As most of you likely know, Yahoo stopped updating Overture’s inventory data in January 2007. Besides the issues this may cause for those relying on it for research on seasonal terms (that boxingdayspecials.com buy isn’t looking so hot anymore, huh?), it means that search marketers have, at best, outdated information in the volume of searches carried out for a given keyword in a given month. I have a solution that will approximate the inventory of searches for a given keyword according to Google’s data.
When conducting AdWords research, Google offers an estimate of the bid required to rank in positions 1-3 most of the time, and the volume of clicks an ad in these positions is likely to attract. For example, a given keyword may require a bid between $2 – $5 to rank in spots 1 – 3 and thus attract 150 – 300 clicks a day.
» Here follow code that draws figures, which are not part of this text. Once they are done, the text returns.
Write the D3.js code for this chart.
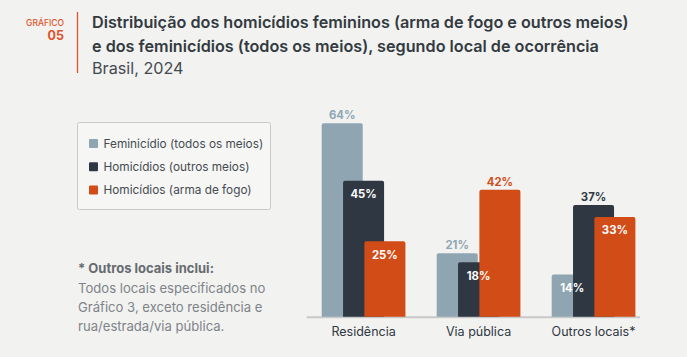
<!DOCTYPE html>
<html><head><meta charset="utf-8">
<script src="https://cdn.jsdelivr.net/npm/d3@7"></script>
<style>
html,body{margin:0;padding:0;background:#f2f2f1;}
svg{display:block;font-family:Inter,"Noto Sans",sans-serif;}
</style></head>
<body>
<svg id="c" width="687" height="357"></svg>
<script>
const categories = ["Residência", "Via pública", "Outros locais*"];
const seriesNames = ["Feminicídio (todos os meios)", "Homicídios (outros meios)", "Homicídios (arma de fogo)"];
const feminicidio = [64, 21, 14];
const homicidiosOutros = [45, 18, 37];
const homicidiosArma = [25, 42, 33];
const seriesValues = [feminicidio, homicidiosOutros, homicidiosArma];
const colors = ["#8fa6b2", "#2f3842", "#d24c17"];
const titleLines = ["Distribuição dos homicídios femininos (arma de fogo e outros meios)", "e dos feminicídios (todos os meios), segundo local de ocorrência"];
const subtitle = "Brasil, 2024";
const noteTitle = "* Outros locais inclui:";
const noteLines = ["Todos locais especificados no", "Gráfico 3, exceto residência e", "rua/estrada/via pública."];

const svg = d3.select("#c");

// header
svg.append("text").attr("x", 64).attr("y", 25.5).attr("text-anchor", "end")
  .attr("font-size", 8.5).attr("font-weight", 500).attr("fill", "#e0522a").text("GRÁFICO");
svg.append("text").attr("x", 64).attr("y", 39.5).attr("text-anchor", "end")
  .attr("font-size", 12.5).attr("font-weight", 700).attr("fill", "#e0522a").text("05");
svg.append("line").attr("x1", 77.5).attr("x2", 77.5).attr("y1", 12).attr("y2", 73)
  .attr("stroke", "#e0522a").attr("stroke-width", 1.3);
titleLines.forEach((t, i) => {
  svg.append("text").attr("x", 92).attr("y", 28 + i * 24).attr("font-size", 16.2)
    .attr("font-weight", 600).attr("fill", "#333a40").text(t);
});
svg.append("text").attr("x", 92).attr("y", 74).attr("font-size", 16.2)
  .attr("font-weight", 400).attr("fill", "#444b50").text(subtitle);

// legend
const lg = svg.append("g");
lg.append("rect").attr("x", 77.5).attr("y", 122.5).attr("width", 193).attr("height", 87)
  .attr("rx", 2).attr("fill", "#f6f6f5").attr("stroke", "#c9c9c9").attr("stroke-width", 1);
seriesNames.forEach((n, i) => {
  const cy = 143.5 + i * 23.3;
  lg.append("rect").attr("x", 89).attr("y", cy - 4.5).attr("width", 9).attr("height", 9)
    .attr("rx", 1).attr("fill", colors[i]);
  lg.append("text").attr("x", 103.5).attr("y", cy + 4.2).attr("font-size", 11.8)
    .attr("fill", "#454b50").text(n);
});

// note
svg.append("text").attr("x", 78).attr("y", 273).attr("font-size", 13)
  .attr("font-weight", 700).attr("fill", "#666b70").text(noteTitle);
noteLines.forEach((t, i) => {
  svg.append("text").attr("x", 78).attr("y", 292.5 + i * 19).attr("font-size", 13.1)
    .attr("fill", "#7e8388").text(t);
});

// chart
const baseY = 316.7;
const y = d3.scaleLinear().domain([0, 64]).range([baseY, 123.3]);
const x0 = d3.scaleBand().domain(categories).range([321.7, 635.4]).paddingInner(0.272).paddingOuter(0);
const groupW = x0.bandwidth();
const barW = groupW * 0.49;
const xs = d3.scaleLinear().domain([0, seriesValues.length - 1]).range([0, groupW - barW]);

const chart = svg.append("g");
chart.append("line").attr("x1", 306.7).attr("x2", 640).attr("y1", baseY + 0.5).attr("y2", baseY + 0.5)
  .attr("stroke", "#c9c9c9").attr("stroke-width", 2);

const r = 2;
function barPath(x, yt, w, h) {
  return `M${x},${yt + h}V${yt + r}Q${x},${yt} ${x + r},${yt}H${x + w - r}Q${x + w},${yt} ${x + w},${yt + r}V${yt + h}Z`;
}
categories.forEach((c, ci) => {
  seriesValues.forEach((vals, si) => {
    const v = vals[ci];
    const bx = x0(c) + xs(si);
    const yt = y(v);
    chart.append("path").attr("d", barPath(bx, yt, barW, baseY - yt)).attr("fill", colors[si]);
  });
  seriesValues.forEach((vals, si) => {
    const v = vals[ci];
    const left = si > 0 ? seriesValues[si - 1][ci] : -Infinity;
    const right = si < seriesValues.length - 1 ? seriesValues[si + 1][ci] : -Infinity;
    const inside = left > v || right > v;
    const bx = x0(c) + xs(si) + barW / 2;
    const ty = inside ? y(v) + 17.5 : y(v) - 4;
    chart.append("text").attr("x", bx).attr("y", ty).attr("text-anchor", "middle")
      .attr("font-size", 11.3).attr("font-weight", 700)
      .attr("fill", inside ? "#ffffff" : colors[si]).text(v + "%");
  });
});

const xAxis = d3.axisBottom(x0).tickSize(0).tickPadding(10);
const ax = chart.append("g").attr("transform", `translate(0,${baseY})`).call(xAxis);
ax.select(".domain").remove();
ax.selectAll("text").attr("font-size", 12.5).attr("fill", "#2f3842")
  .attr("font-family", "Inter, 'Noto Sans', sans-serif");
</script>
</body></html>
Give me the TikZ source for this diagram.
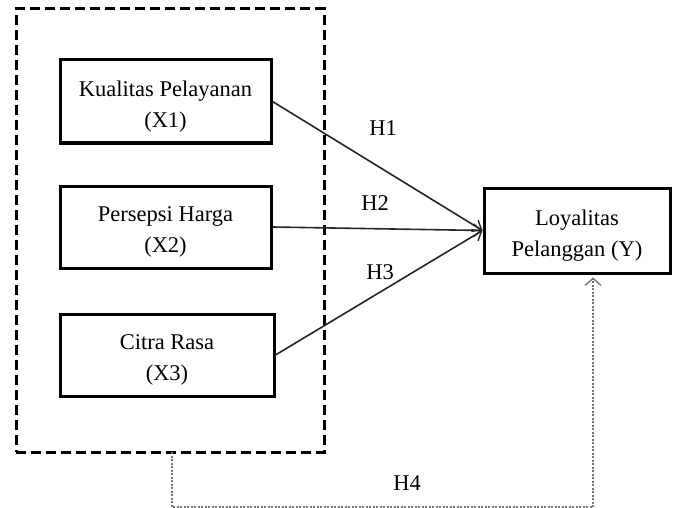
\documentclass[tikz,border=0pt]{standalone}
\usepackage{fontspec}
\setmainfont{Liberation Serif}
\usepackage{tikz}
\usetikzlibrary{arrows.meta}
\newcommand{\lowtxt}{\rule{0pt}{25pt}}

\begin{document}
\begin{tikzpicture}[x=1pt, y=-1pt, every node/.style={font=\fontsize{22.5}{31}\selectfont}]
      \begin{scope}[>=latex]
      \end{scope}
      \useasboundingbox (0,0) rectangle (685,508);
      \tikzset{varbox/.style={draw,line width=3pt,shape=rectangle,align=center,inner sep=0pt}}
      \tikzset{hyp/.style={-{Straight Barb[length=8pt,width=13pt,line width=1.4pt]},line width=1.6pt,black!85}}
      \node at (170,230.5)[draw,line width=3pt,dash pattern=on 10pt off 5pt,minimum width=308,minimum height=443] (grp){};
      \node at (165.5,101.5)[varbox,minimum width=211,minimum height=83] (x1){\lowtxt Kualitas Pelayanan\\(X1)};
      \node at (165.5,227)[varbox,minimum width=211,minimum height=82] (x2){\lowtxt Persepsi Harga\\(X2)};
      \node at (167,355)[varbox,minimum width=214,minimum height=82] (x3){\lowtxt Citra Rasa\\(X3)};
      \node at (577,230.5)[varbox,minimum width=186,minimum height=85] (ly){\lowtxt Loyalitas\\Pelanggan (Y)};
      \node at (383,128) (h1){H1};
      \node at (375,203) (h2){H2};
      \node at (380,272) (h3){H3};
      \node at (407,483) (h4){H4};
      \coordinate (h4s) at (172,452);
      \coordinate (h4c) at (593,507);
      \draw[hyp] (x1.east) -- (ly.west);
      \draw[hyp] (x2.east) -- (ly.west);
      \draw[hyp] (x3.east) -- (ly.west);
      \draw[-{Straight Barb[length=7pt,width=16pt,line width=1.3pt]},dash pattern=on 2pt off 1.5pt,line width=1.6pt,black!55,shorten >=3pt] (h4s) -- (h4s |- h4c) -- (h4c) -- (ly.south -| h4c);
      \end{tikzpicture}
\end{document}
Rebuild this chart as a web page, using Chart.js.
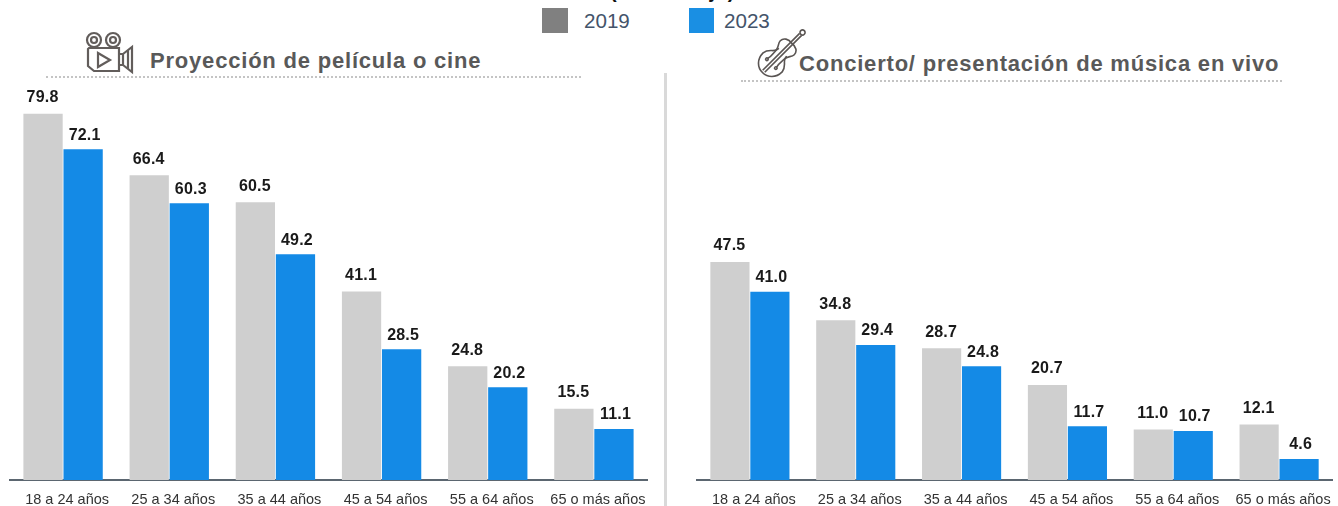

As a baseline, we know that there are at least 4500 searches a month for our keyword (150 x 30 days). Perhaps there may even be 9000 searches a month. We can get more precise, however. This precision will show that a keyword like the one in the example above will actually have 5 digit + search volume.
Any one Adwords ad is not getting 100% CTR. Actually, more common CTRs for top spots hover (in my experience, anyway) in the 4% – 10% range. Those 150 – 300 clicks a day mean 10 – 25 times that in daily search volume. (i.e. 1500 – 3750 searches a day). Multiply by 30 and you get 45,000 monthly searches or more.
But as CTRs vary widely, I propose another alternative for estimating monthly searches based on AdWords estimated click data. It’s been reported in several places (no time to find sources right now, but I can add them in the comments later, or those of you reading this can do so too) that organic CTR vs Adwords CTR follows the Pareto principle – the 80-20 rule. 80% CTR on the organic, 20% on the ads.
4500 clicks for a top ad spot? Supposing that got the entire 20% of the CTR on Adwords ads (unreasonable, but just for argument’s sake)? That means you have four times more searches (80/20 = 4). In other words, we’re actually talking about 20,000 monthly searches (4,500 x 4).
What do you guys think? Is there any value in these numbers? Would it be worthwhile creating a keyword research tool around such calculations? Perhaps use it for reputation/buzz-monitoring? Looking forward to your comments!